The input:
........
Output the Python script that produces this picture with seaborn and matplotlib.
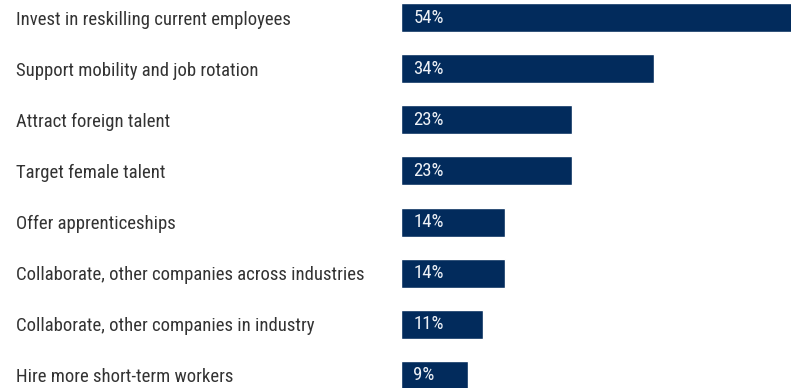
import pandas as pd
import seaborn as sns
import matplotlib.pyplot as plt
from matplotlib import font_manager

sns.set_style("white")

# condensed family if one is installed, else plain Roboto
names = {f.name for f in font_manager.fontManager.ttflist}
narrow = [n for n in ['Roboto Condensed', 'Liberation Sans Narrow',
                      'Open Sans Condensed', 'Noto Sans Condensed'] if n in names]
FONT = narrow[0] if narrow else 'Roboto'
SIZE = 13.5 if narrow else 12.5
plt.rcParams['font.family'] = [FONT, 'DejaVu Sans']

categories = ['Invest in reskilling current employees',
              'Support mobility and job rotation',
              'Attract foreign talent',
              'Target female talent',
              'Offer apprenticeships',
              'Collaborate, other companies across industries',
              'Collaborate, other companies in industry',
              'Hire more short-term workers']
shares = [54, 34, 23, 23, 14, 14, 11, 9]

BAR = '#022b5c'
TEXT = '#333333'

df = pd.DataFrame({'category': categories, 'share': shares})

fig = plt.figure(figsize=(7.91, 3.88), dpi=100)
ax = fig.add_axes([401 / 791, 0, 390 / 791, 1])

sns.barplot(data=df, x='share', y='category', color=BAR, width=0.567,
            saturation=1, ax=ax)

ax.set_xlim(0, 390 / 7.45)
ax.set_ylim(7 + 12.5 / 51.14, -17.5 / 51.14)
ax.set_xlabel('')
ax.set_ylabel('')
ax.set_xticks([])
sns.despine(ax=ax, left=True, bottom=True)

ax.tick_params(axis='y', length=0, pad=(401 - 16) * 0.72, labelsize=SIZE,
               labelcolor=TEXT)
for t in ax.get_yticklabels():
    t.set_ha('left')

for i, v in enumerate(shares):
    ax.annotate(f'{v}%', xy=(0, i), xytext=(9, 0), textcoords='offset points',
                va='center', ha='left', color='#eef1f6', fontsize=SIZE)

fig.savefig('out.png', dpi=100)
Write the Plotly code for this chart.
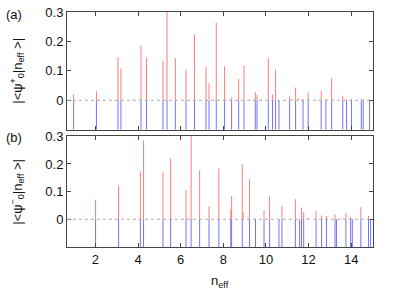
........
What to do:
Print the listing above in full, exactly as written. Omit any pictures.

Task solution:
Output the Python script that produces this picture with seaborn and matplotlib.
import pandas as pd
import seaborn as sns
import matplotlib.pyplot as plt
from matplotlib import font_manager

sns.set_style("white")

# condensed family if one is installed, else plain Roboto
names = {f.name for f in font_manager.fontManager.ttflist}
narrow = [n for n in ['Roboto Condensed', 'Liberation Sans Narrow',
                      'Open Sans Condensed', 'Noto Sans Condensed'] if n in names]
FONT = narrow[0] if narrow else 'Roboto'
SIZE = 13.5 if narrow else 12.5
plt.rcParams['font.family'] = [FONT, 'DejaVu Sans']

categories = ['Invest in reskilling current employees',
              'Support mobility and job rotation',
              'Attract foreign talent',
              'Target female talent',
              'Offer apprenticeships',
              'Collaborate, other companies across industries',
              'Collaborate, other companies in industry',
              'Hire more short-term workers']
shares = [54, 34, 23, 23, 14, 14, 11, 9]

BAR = '#022b5c'
TEXT = '#333333'

df = pd.DataFrame({'category': categories, 'share': shares})

fig = plt.figure(figsize=(7.91, 3.88), dpi=100)
ax = fig.add_axes([401 / 791, 0, 390 / 791, 1])

sns.barplot(data=df, x='share', y='category', color=BAR, width=0.567,
            saturation=1, ax=ax)

ax.set_xlim(0, 390 / 7.45)
ax.set_ylim(7 + 12.5 / 51.14, -17.5 / 51.14)
ax.set_xlabel('')
ax.set_ylabel('')
ax.set_xticks([])
sns.despine(ax=ax, left=True, bottom=True)

ax.tick_params(axis='y', length=0, pad=(401 - 16) * 0.72, labelsize=SIZE,
               labelcolor=TEXT)
for t in ax.get_yticklabels():
    t.set_ha('left')

for i, v in enumerate(shares):
    ax.annotate(f'{v}%', xy=(0, i), xytext=(9, 0), textcoords='offset points',
                va='center', ha='left', color='#eef1f6', fontsize=SIZE)

fig.savefig('out.png', dpi=100)
Write the Plotly code for this chart.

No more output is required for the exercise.